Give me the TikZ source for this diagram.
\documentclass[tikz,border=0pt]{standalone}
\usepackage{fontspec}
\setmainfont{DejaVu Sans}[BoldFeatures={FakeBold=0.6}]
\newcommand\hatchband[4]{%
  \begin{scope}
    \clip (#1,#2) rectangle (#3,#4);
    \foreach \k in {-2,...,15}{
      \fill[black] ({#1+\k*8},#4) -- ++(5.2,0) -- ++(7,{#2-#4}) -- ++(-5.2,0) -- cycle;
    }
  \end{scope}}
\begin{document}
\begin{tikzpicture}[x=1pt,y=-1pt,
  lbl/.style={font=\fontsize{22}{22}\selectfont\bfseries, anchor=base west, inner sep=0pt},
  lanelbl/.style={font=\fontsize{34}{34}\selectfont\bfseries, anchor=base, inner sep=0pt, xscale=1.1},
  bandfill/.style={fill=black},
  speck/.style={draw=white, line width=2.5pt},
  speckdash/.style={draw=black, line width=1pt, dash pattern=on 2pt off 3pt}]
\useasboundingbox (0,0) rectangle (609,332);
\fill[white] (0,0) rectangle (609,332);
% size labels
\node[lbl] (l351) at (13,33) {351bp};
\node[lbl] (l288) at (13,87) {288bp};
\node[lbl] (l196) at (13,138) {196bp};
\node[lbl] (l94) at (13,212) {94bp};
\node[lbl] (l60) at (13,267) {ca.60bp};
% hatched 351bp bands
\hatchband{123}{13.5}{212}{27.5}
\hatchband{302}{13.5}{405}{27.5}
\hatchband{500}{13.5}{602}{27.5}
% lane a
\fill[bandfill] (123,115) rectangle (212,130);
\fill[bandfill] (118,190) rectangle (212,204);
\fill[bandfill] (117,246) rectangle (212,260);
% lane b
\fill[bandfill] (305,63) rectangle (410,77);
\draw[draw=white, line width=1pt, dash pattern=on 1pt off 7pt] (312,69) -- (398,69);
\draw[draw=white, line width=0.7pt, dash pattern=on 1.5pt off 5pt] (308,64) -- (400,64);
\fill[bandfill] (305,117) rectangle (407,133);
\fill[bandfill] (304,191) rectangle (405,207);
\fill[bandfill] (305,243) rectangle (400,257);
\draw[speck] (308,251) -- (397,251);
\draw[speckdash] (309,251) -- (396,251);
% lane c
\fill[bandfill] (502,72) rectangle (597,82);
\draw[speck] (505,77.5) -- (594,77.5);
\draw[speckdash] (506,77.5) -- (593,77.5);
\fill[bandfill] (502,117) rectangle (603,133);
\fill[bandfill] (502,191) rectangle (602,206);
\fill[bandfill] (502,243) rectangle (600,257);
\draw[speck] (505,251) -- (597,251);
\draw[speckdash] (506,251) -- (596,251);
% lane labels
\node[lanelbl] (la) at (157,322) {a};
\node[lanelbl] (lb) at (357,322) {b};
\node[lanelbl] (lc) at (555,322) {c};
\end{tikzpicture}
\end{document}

======

> JOB: The listing above should be transcribed in full, exactly as written.

> COMPLETE ANSWER:
Give me the TikZ source for this diagram.
\documentclass[tikz,border=0pt]{standalone}
\usepackage{fontspec}
\setmainfont{DejaVu Sans}[BoldFeatures={FakeBold=0.6}]
\newcommand\hatchband[4]{%
  \begin{scope}
    \clip (#1,#2) rectangle (#3,#4);
    \foreach \k in {-2,...,15}{
      \fill[black] ({#1+\k*8},#4) -- ++(5.2,0) -- ++(7,{#2-#4}) -- ++(-5.2,0) -- cycle;
    }
  \end{scope}}
\begin{document}
\begin{tikzpicture}[x=1pt,y=-1pt,
  lbl/.style={font=\fontsize{22}{22}\selectfont\bfseries, anchor=base west, inner sep=0pt},
  lanelbl/.style={font=\fontsize{34}{34}\selectfont\bfseries, anchor=base, inner sep=0pt, xscale=1.1},
  bandfill/.style={fill=black},
  speck/.style={draw=white, line width=2.5pt},
  speckdash/.style={draw=black, line width=1pt, dash pattern=on 2pt off 3pt}]
\useasboundingbox (0,0) rectangle (609,332);
\fill[white] (0,0) rectangle (609,332);
% size labels
\node[lbl] (l351) at (13,33) {351bp};
\node[lbl] (l288) at (13,87) {288bp};
\node[lbl] (l196) at (13,138) {196bp};
\node[lbl] (l94) at (13,212) {94bp};
\node[lbl] (l60) at (13,267) {ca.60bp};
% hatched 351bp bands
\hatchband{123}{13.5}{212}{27.5}
\hatchband{302}{13.5}{405}{27.5}
\hatchband{500}{13.5}{602}{27.5}
% lane a
\fill[bandfill] (123,115) rectangle (212,130);
\fill[bandfill] (118,190) rectangle (212,204);
\fill[bandfill] (117,246) rectangle (212,260);
% lane b
\fill[bandfill] (305,63) rectangle (410,77);
\draw[draw=white, line width=1pt, dash pattern=on 1pt off 7pt] (312,69) -- (398,69);
\draw[draw=white, line width=0.7pt, dash pattern=on 1.5pt off 5pt] (308,64) -- (400,64);
\fill[bandfill] (305,117) rectangle (407,133);
\fill[bandfill] (304,191) rectangle (405,207);
\fill[bandfill] (305,243) rectangle (400,257);
\draw[speck] (308,251) -- (397,251);
\draw[speckdash] (309,251) -- (396,251);
% lane c
\fill[bandfill] (502,72) rectangle (597,82);
\draw[speck] (505,77.5) -- (594,77.5);
\draw[speckdash] (506,77.5) -- (593,77.5);
\fill[bandfill] (502,117) rectangle (603,133);
\fill[bandfill] (502,191) rectangle (602,206);
\fill[bandfill] (502,243) rectangle (600,257);
\draw[speck] (505,251) -- (597,251);
\draw[speckdash] (506,251) -- (596,251);
% lane labels
\node[lanelbl] (la) at (157,322) {a};
\node[lanelbl] (lb) at (357,322) {b};
\node[lanelbl] (lc) at (555,322) {c};
\end{tikzpicture}
\end{document}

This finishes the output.